⟨
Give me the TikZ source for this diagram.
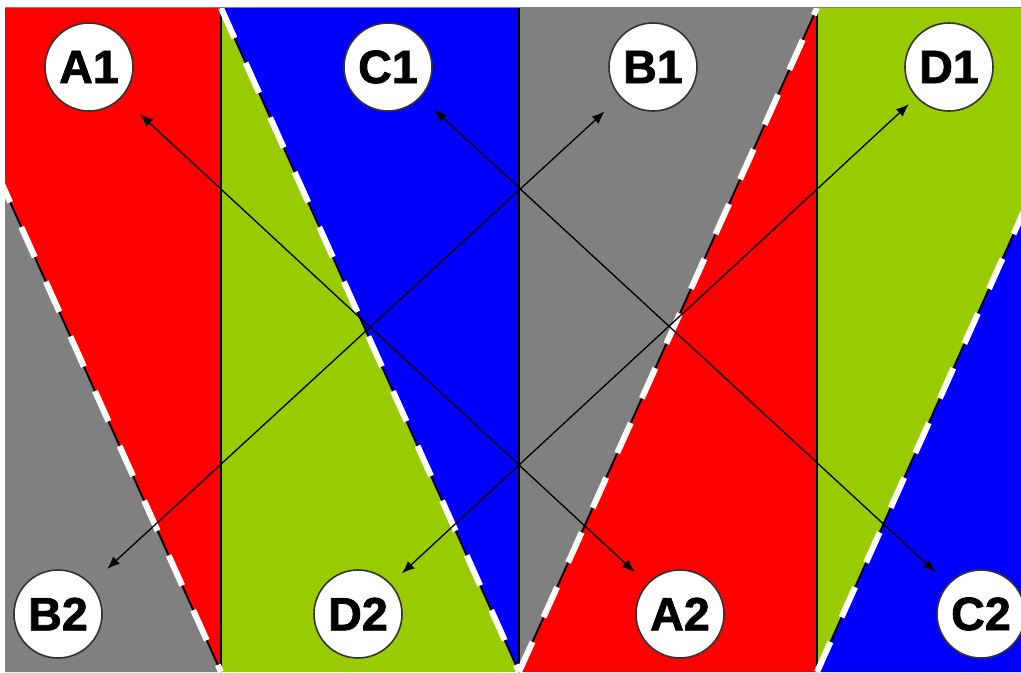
\documentclass[tikz,border=0pt]{standalone}
\usepackage{fontspec}
\setmainfont{Liberation Sans}
\newfontfamily\heavyfont[FakeBold=1.6]{Liberation Sans Bold}
\usetikzlibrary{arrows.meta}
\definecolor{cred}{HTML}{FF0000}
\definecolor{cgreen}{HTML}{99CC00}
\definecolor{cblue}{HTML}{0000FF}
\definecolor{cgray}{HTML}{808080}
\begin{document}
\begin{tikzpicture}[x=0.75pt,y=-0.75pt,
  lab/.style={circle,draw=black!80,line width=1.2pt,fill=white,minimum size=66pt,inner sep=0pt,
    font=\heavyfont\fontsize{35}{35}\selectfont},
  seamblack/.style={black,line width=1.4pt},
  seamwhite/.style={white,line width=4.5pt,dash pattern=on 24.75pt off 20.25pt},
  divider/.style={black,line width=1.5pt},
  arr/.style={{Latex[length=9.5pt,width=7.5pt]}-{Latex[length=9.5pt,width=7.5pt]},line width=1pt,black}]
\useasboundingbox (0,0) rectangle (1021,672);
\fill[white] (0,0) rectangle (1021,672);
\begin{scope}
\clip (5,8) rectangle (1021,672);
\fill[cred]   (-77,8) -- (221,8) -- (221,672) -- cycle;
\fill[cgray]  (-77,8) -- (221,672) -- (-77,672) -- cycle;
\fill[cgreen] (221,8) -- (519,672) -- (221,672) -- cycle;
\fill[cblue]  (221,8) -- (519,8) -- (519,672) -- cycle;
\fill[cgray]  (519,8) -- (817,8) -- (519,672) -- cycle;
\fill[cred]   (817,8) -- (817,672) -- (519,672) -- cycle;
\fill[cgreen] (817,8) -- (1115,8) -- (817,672) -- cycle;
\fill[cblue]  (1115,8) -- (1115,672) -- (817,672) -- cycle;
\draw[divider] (221,8) -- (221,672);
\draw[divider] (519,8) -- (519,672);
\draw[divider] (817,8) -- (817,672);
\draw[seamblack] (-77,8) -- (221,672);
\draw[seamwhite] (-77,8) -- (221,672);
\draw[seamblack] (221,8) -- (519,672);
\draw[seamwhite] (221,8) -- (519,672);
\draw[seamblack] (519,672) -- (817,8);
\draw[seamwhite] (519,672) -- (817,8);
\draw[seamblack] (817,672) -- (1115,8);
\draw[seamwhite] (817,672) -- (1115,8);
\end{scope}
\draw[black!50,line width=1.2pt] (5,7.5) -- (1021,7.5);
\node[lab] (A1) at (89,67) {A1};
\node[lab] (C1) at (388,67) {C1};
\node[lab] (B1) at (653,67) {B1};
\node[lab] (D1) at (949,67) {D1};
\node[lab] (B2) at (58,614) {B2};
\node[lab] (D2) at (358,614) {D2};
\node[lab] (A2) at (680,614) {A2};
\node[lab] (C2) at (981,614) {C2};
\draw[arr,shorten <=18.75pt,shorten >=12.75pt] (A1) -- (A2);
\draw[arr,shorten <=16.5pt,shorten >=15.75pt] (B2) -- (B1);
\draw[arr,shorten <=13.5pt,shorten >=12.75pt] (C1) -- (C2);
\draw[arr,shorten <=11.25pt,shorten >=7.5pt] (D2) -- (D1);
\end{tikzpicture}
\end{document}
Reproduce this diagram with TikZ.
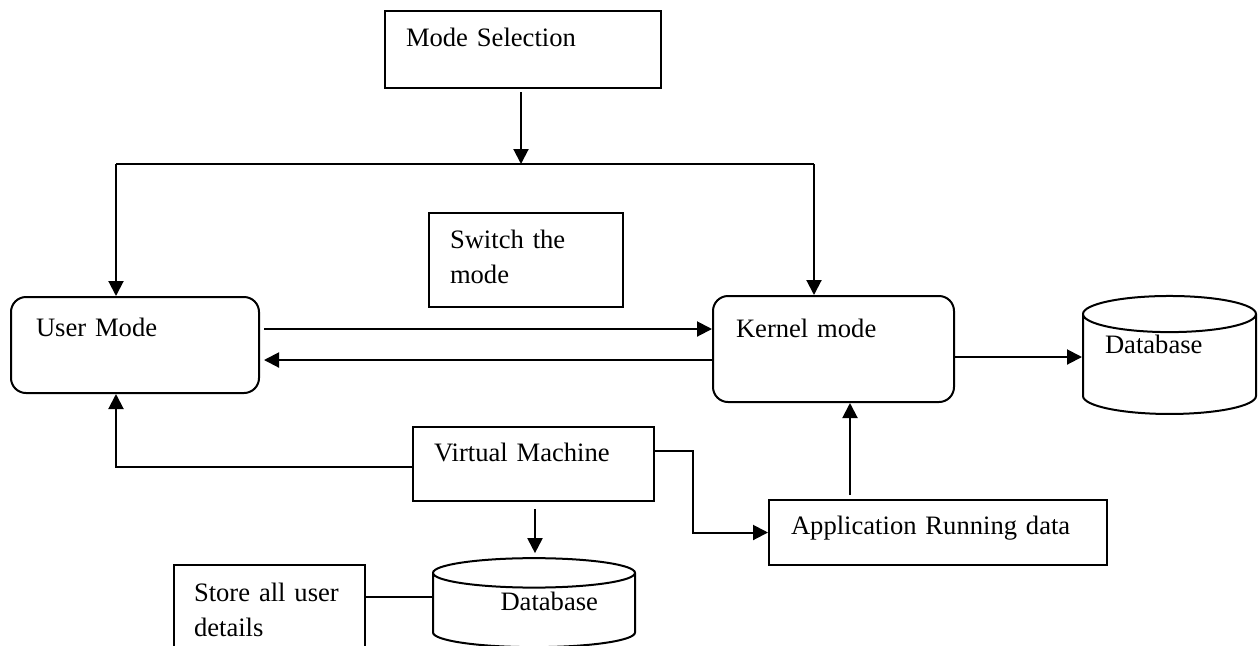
\documentclass[tikz,border=0pt]{standalone}
\usepackage{fontspec}
\setmainfont{Liberation Serif}
\usetikzlibrary{arrows.meta,shapes.geometric,calc}

\begin{document}
\begin{tikzpicture}[
    x=0.5pt, y=-0.5pt,
    >={Triangle[length=7.5pt,width=7.5pt]},
    font=\fontsize{13.3}{17.5}\selectfont,
    line width=1pt,
    blk/.style={
        draw, anchor=north west,
        inner ysep=0pt, inner xsep=10.5pt,
        align=left,
    },
    modebox/.style={blk, rounded corners=7.5pt},
    dbase/.style={
        draw, cylinder, shape border rotate=90,
        inner sep=0pt,
    },
    flow/.style={->, line width=1pt},
]
\path[use as bounding box, clip] (0,0) rectangle (1260,645);

% ============================================================
% TOP: mode selection and switch note
% ============================================================
\node[blk, text width=117pt, text height=17.5pt, text depth=21pt]
    (modesel) at (384,10) {Mode Selection};

\node[blk, text width=76pt, text height=17.5pt, text depth=29.5pt]
    (switch) at (428,212) {Switch the\\mode};

% ============================================================
% MODES
% ============================================================
\node[modebox, inner xsep=12.5pt, text width=99pt,
    text height=19.5pt, text depth=28.5pt]
    (usermode) at (10,296) {User Mode};

\node[modebox, inner xsep=11.5pt, text width=97.5pt,
    text height=20.5pt, text depth=32.5pt]
    (kernel) at (712,295) {Kernel mode};

\node[dbase, minimum width=86.5pt, minimum height=59pt, aspect=0.28,
    text width=64.5pt, align=left, text height=9pt, text depth=20pt]
    (dbK) at (1169.5,364.5) {Database};

% ============================================================
% BOTTOM: virtual machine, application data, storage
% ============================================================
\node[blk, text width=99.5pt, text height=17pt, text depth=20pt]
    (vm) at (412,426) {Virtual Machine};

\node[blk, inner xsep=11pt, text width=147pt, text height=17pt, text depth=15.5pt]
    (app) at (768,499) {Application Running data};

\node[dbase, minimum width=101pt, minimum height=44.5pt, aspect=0.23,
    text width=64pt, align=right, text height=9pt, text depth=9.5pt]
    (dbU) at (534,610.5) {Database};

\node[blk, inner xsep=10pt, text width=75.5pt, text height=18pt, text depth=40pt]
    (store) at (173,564) {Store all user\\details};

% ============================================================
% CONNECTORS
% ============================================================
\coordinate (bus) at (521,164);
\coordinate (busL) at (116,164);
\coordinate (busR) at (814,164);
\coordinate (toK) at (0,329);
\coordinate (toU) at (0,360);
\coordinate (toDB) at (0,357);
\coordinate (vmU) at (0,467);
\coordinate (vmA) at (0,451);
\coordinate (vaX) at (693,0);
\coordinate (akX) at (850,0);
\coordinate (vdX) at (535,0);
\coordinate (sdY) at (0,597);

% selection bus
\draw[flow, shorten <=1.5pt] (modesel.south -| bus) -- (bus);
\draw (busL) -- (busR);
\draw[flow] (busL) -- (busL |- usermode.north);
\draw[flow] (busR) -- (busR |- kernel.north);

% switching between modes
\draw[flow, shorten <=2pt] (usermode.east |- toK) -- (kernel.west |- toK);
\draw[flow, shorten >=2pt] (kernel.west |- toU) -- (usermode.east |- toU);
\draw[flow] (kernel.east |- toDB) -- (dbK.west |- toDB);

% virtual machine links
\draw[flow] (vm.west |- vmU) -| (busL |- usermode.south);
\draw[flow] (vm.east |- vmA) -| (vaX |- app.west) -- (app.west);
\draw[flow, shorten <=2pt] (app.north -| akX) -- (kernel.south -| akX);
\draw[flow, shorten <=3.5pt, shorten >=2pt] (vm.south -| vdX) -- (dbU.north -| vdX);
\draw (store.east |- sdY) -- (dbU.west |- sdY);

\end{tikzpicture}
\end{document}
⟩
## DO THIS
Write out the records above once more, word for word, with no pictures.

## EXERCISE OUTPUT
Give me the TikZ source for this diagram.
\documentclass[tikz,border=0pt]{standalone}
\usepackage{fontspec}
\setmainfont{Liberation Sans}
\newfontfamily\heavyfont[FakeBold=1.6]{Liberation Sans Bold}
\usetikzlibrary{arrows.meta}
\definecolor{cred}{HTML}{FF0000}
\definecolor{cgreen}{HTML}{99CC00}
\definecolor{cblue}{HTML}{0000FF}
\definecolor{cgray}{HTML}{808080}
\begin{document}
\begin{tikzpicture}[x=0.75pt,y=-0.75pt,
  lab/.style={circle,draw=black!80,line width=1.2pt,fill=white,minimum size=66pt,inner sep=0pt,
    font=\heavyfont\fontsize{35}{35}\selectfont},
  seamblack/.style={black,line width=1.4pt},
  seamwhite/.style={white,line width=4.5pt,dash pattern=on 24.75pt off 20.25pt},
  divider/.style={black,line width=1.5pt},
  arr/.style={{Latex[length=9.5pt,width=7.5pt]}-{Latex[length=9.5pt,width=7.5pt]},line width=1pt,black}]
\useasboundingbox (0,0) rectangle (1021,672);
\fill[white] (0,0) rectangle (1021,672);
\begin{scope}
\clip (5,8) rectangle (1021,672);
\fill[cred]   (-77,8) -- (221,8) -- (221,672) -- cycle;
\fill[cgray]  (-77,8) -- (221,672) -- (-77,672) -- cycle;
\fill[cgreen] (221,8) -- (519,672) -- (221,672) -- cycle;
\fill[cblue]  (221,8) -- (519,8) -- (519,672) -- cycle;
\fill[cgray]  (519,8) -- (817,8) -- (519,672) -- cycle;
\fill[cred]   (817,8) -- (817,672) -- (519,672) -- cycle;
\fill[cgreen] (817,8) -- (1115,8) -- (817,672) -- cycle;
\fill[cblue]  (1115,8) -- (1115,672) -- (817,672) -- cycle;
\draw[divider] (221,8) -- (221,672);
\draw[divider] (519,8) -- (519,672);
\draw[divider] (817,8) -- (817,672);
\draw[seamblack] (-77,8) -- (221,672);
\draw[seamwhite] (-77,8) -- (221,672);
\draw[seamblack] (221,8) -- (519,672);
\draw[seamwhite] (221,8) -- (519,672);
\draw[seamblack] (519,672) -- (817,8);
\draw[seamwhite] (519,672) -- (817,8);
\draw[seamblack] (817,672) -- (1115,8);
\draw[seamwhite] (817,672) -- (1115,8);
\end{scope}
\draw[black!50,line width=1.2pt] (5,7.5) -- (1021,7.5);
\node[lab] (A1) at (89,67) {A1};
\node[lab] (C1) at (388,67) {C1};
\node[lab] (B1) at (653,67) {B1};
\node[lab] (D1) at (949,67) {D1};
\node[lab] (B2) at (58,614) {B2};
\node[lab] (D2) at (358,614) {D2};
\node[lab] (A2) at (680,614) {A2};
\node[lab] (C2) at (981,614) {C2};
\draw[arr,shorten <=18.75pt,shorten >=12.75pt] (A1) -- (A2);
\draw[arr,shorten <=16.5pt,shorten >=15.75pt] (B2) -- (B1);
\draw[arr,shorten <=13.5pt,shorten >=12.75pt] (C1) -- (C2);
\draw[arr,shorten <=11.25pt,shorten >=7.5pt] (D2) -- (D1);
\end{tikzpicture}
\end{document}
Reproduce this diagram with TikZ.
\documentclass[tikz,border=0pt]{standalone}
\usepackage{fontspec}
\setmainfont{Liberation Serif}
\usetikzlibrary{arrows.meta,shapes.geometric,calc}

\begin{document}
\begin{tikzpicture}[
    x=0.5pt, y=-0.5pt,
    >={Triangle[length=7.5pt,width=7.5pt]},
    font=\fontsize{13.3}{17.5}\selectfont,
    line width=1pt,
    blk/.style={
        draw, anchor=north west,
        inner ysep=0pt, inner xsep=10.5pt,
        align=left,
    },
    modebox/.style={blk, rounded corners=7.5pt},
    dbase/.style={
        draw, cylinder, shape border rotate=90,
        inner sep=0pt,
    },
    flow/.style={->, line width=1pt},
]
\path[use as bounding box, clip] (0,0) rectangle (1260,645);

% ============================================================
% TOP: mode selection and switch note
% ============================================================
\node[blk, text width=117pt, text height=17.5pt, text depth=21pt]
    (modesel) at (384,10) {Mode Selection};

\node[blk, text width=76pt, text height=17.5pt, text depth=29.5pt]
    (switch) at (428,212) {Switch the\\mode};

% ============================================================
% MODES
% ============================================================
\node[modebox, inner xsep=12.5pt, text width=99pt,
    text height=19.5pt, text depth=28.5pt]
    (usermode) at (10,296) {User Mode};

\node[modebox, inner xsep=11.5pt, text width=97.5pt,
    text height=20.5pt, text depth=32.5pt]
    (kernel) at (712,295) {Kernel mode};

\node[dbase, minimum width=86.5pt, minimum height=59pt, aspect=0.28,
    text width=64.5pt, align=left, text height=9pt, text depth=20pt]
    (dbK) at (1169.5,364.5) {Database};

% ============================================================
% BOTTOM: virtual machine, application data, storage
% ============================================================
\node[blk, text width=99.5pt, text height=17pt, text depth=20pt]
    (vm) at (412,426) {Virtual Machine};

\node[blk, inner xsep=11pt, text width=147pt, text height=17pt, text depth=15.5pt]
    (app) at (768,499) {Application Running data};

\node[dbase, minimum width=101pt, minimum height=44.5pt, aspect=0.23,
    text width=64pt, align=right, text height=9pt, text depth=9.5pt]
    (dbU) at (534,610.5) {Database};

\node[blk, inner xsep=10pt, text width=75.5pt, text height=18pt, text depth=40pt]
    (store) at (173,564) {Store all user\\details};

% ============================================================
% CONNECTORS
% ============================================================
\coordinate (bus) at (521,164);
\coordinate (busL) at (116,164);
\coordinate (busR) at (814,164);
\coordinate (toK) at (0,329);
\coordinate (toU) at (0,360);
\coordinate (toDB) at (0,357);
\coordinate (vmU) at (0,467);
\coordinate (vmA) at (0,451);
\coordinate (vaX) at (693,0);
\coordinate (akX) at (850,0);
\coordinate (vdX) at (535,0);
\coordinate (sdY) at (0,597);

% selection bus
\draw[flow, shorten <=1.5pt] (modesel.south -| bus) -- (bus);
\draw (busL) -- (busR);
\draw[flow] (busL) -- (busL |- usermode.north);
\draw[flow] (busR) -- (busR |- kernel.north);

% switching between modes
\draw[flow, shorten <=2pt] (usermode.east |- toK) -- (kernel.west |- toK);
\draw[flow, shorten >=2pt] (kernel.west |- toU) -- (usermode.east |- toU);
\draw[flow] (kernel.east |- toDB) -- (dbK.west |- toDB);

% virtual machine links
\draw[flow] (vm.west |- vmU) -| (busL |- usermode.south);
\draw[flow] (vm.east |- vmA) -| (vaX |- app.west) -- (app.west);
\draw[flow, shorten <=2pt] (app.north -| akX) -- (kernel.south -| akX);
\draw[flow, shorten <=3.5pt, shorten >=2pt] (vm.south -| vdX) -- (dbU.north -| vdX);
\draw (store.east |- sdY) -- (dbU.west |- sdY);

\end{tikzpicture}
\end{document}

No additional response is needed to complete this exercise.